There have been many interesting moments after the last few weeks as summer has given way to an Indian summer.
In the sunshine the ivy flowers in our garden hedge has proved a great attraction to insects and I have seen more hornets here than anywhere else this year.
A welcome addition to the usual visitors was the ivy bee, Colletes hederae. This was first recorded in Britain in Dorset in 2001 and is spreading rapidly northwards. It is one of the latest solitary bees on the wing, its emergence coinciding with the ivy flowers that it normally visits.
Another pleasant surprise was the discovery of a huge colony of autumn lady's tresses orchid, Spiranthes spiralis in a front garden in Sedlescombe village. The small white spikes are the orchids.
An extraordinary sight was that of a spider-hunting wasp. an Anoplius (probably A. nigerrimus) hauling a paralysed wolf spider (Trochosa sp.) up the curtains in our living room. These wasps normally nest at or near ground level and it is not clear precisely where this one was going with its victim.

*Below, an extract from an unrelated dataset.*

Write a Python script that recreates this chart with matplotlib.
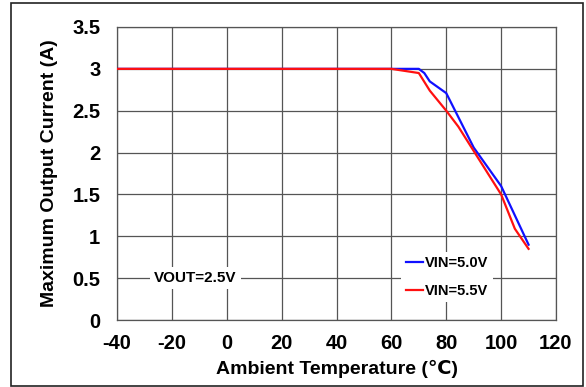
import matplotlib
matplotlib.use("Agg")
import matplotlib.pyplot as plt
from matplotlib.patches import Rectangle

temp_50 = [-40, 60, 70, 72, 74, 80, 90, 100, 110]
cur_50 = [3.0, 3.0, 3.0, 2.95, 2.85, 2.71, 2.06, 1.60, 0.90]
temp_55 = [-40, 60, 70, 74, 80, 84.4, 100, 105, 110]
cur_55 = [3.0, 3.0, 2.95, 2.74, 2.5, 2.31, 1.5, 1.09, 0.85]
xticks = [-40, -20, 0, 20, 40, 60, 80, 100, 120]
xtick_labels = ["-40", "-20", "0", "20", "40", "60", "80", "100", "120"]
yticks = [0, 0.5, 1, 1.5, 2, 2.5, 3, 3.5]
ytick_labels = ["0", "0.5", "1", "1.5", "2", "2.5", "3", "3.5"]

plt.rcParams['font.family'] = ['Liberation Sans', 'DejaVu Sans']
plt.rcParams['font.weight'] = 'bold'

fig = plt.figure(figsize=(5.86, 3.87), dpi=100)
ax = fig.add_axes([117/586, 1-320/387, (556-117)/586, (320-27)/387])

ax.plot(temp_50, cur_50, color='#1010ff', lw=1.6, label='VIN=5.0V', zorder=3)
ax.plot(temp_55, cur_55, color='#ff1010', lw=1.6, label='VIN=5.5V', zorder=3)

ax.set_xlim(-40, 120)
ax.set_ylim(0, 3.5)
ax.set_xticks(xticks)
ax.set_xticklabels(xtick_labels)
ax.set_yticks(yticks)
ax.set_yticklabels(ytick_labels)
ax.tick_params(length=0, labelsize=14.5)
ax.tick_params(axis='x', pad=10)
ax.tick_params(axis='y', pad=12)
for lab in ax.get_xticklabels() + ax.get_yticklabels():
    lab.set_fontweight('bold')
ax.grid(True, color='#555555', lw=0.9)
ax.set_axisbelow(True)
for s in ax.spines.values():
    s.set_color('#555555')
    s.set_linewidth(0.9)

ax.set_xlabel('Ambient Temperature (℃)', fontsize=14, fontweight='bold', labelpad=5)
ax.set_ylabel('Maximum Output Current (A)', fontsize=14, fontweight='bold', labelpad=10)

ax.text(-26.5, 0.5, 'VOUT=2.5V', fontsize=11, fontweight='bold', ha='left', va='center',
        bbox=dict(facecolor='white', edgecolor='none', pad=3), zorder=2)

leg = ax.legend(loc='center', bbox_to_anchor=((447-117)/439, (320-277)/293),
                frameon=True, framealpha=1, edgecolor='none',
                handlelength=1.2, handletextpad=0.1, borderpad=0.3, labelspacing=0.95,
                prop={'weight': 'bold', 'size': 10.5})
leg.get_frame().set_facecolor('white')
leg.set_zorder(2)

fig.patches.append(Rectangle((11/586, 1-386/387), (583-11)/586, (386-3)/387,
                             transform=fig.transFigure, fill=False, edgecolor='#222222', lw=1.2))

fig.savefig('out.png', dpi=100)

Another surprise was the discover of a tiny barkfly halfway down our garden that turned out to be a fairly recent British arrival - Trichopsocus brincki. This was discovered in Madeira in 1957 and, for a while, was thought to be an endemic species there. However, one turned up in South Devon in 2003 and it now seems to be fairly widespread in Britain. The pattern near the front edge of the forewings make it unmistakable. It was named after Professor Per Brinck, a Scandinavian entomologist who did much work in Madeira.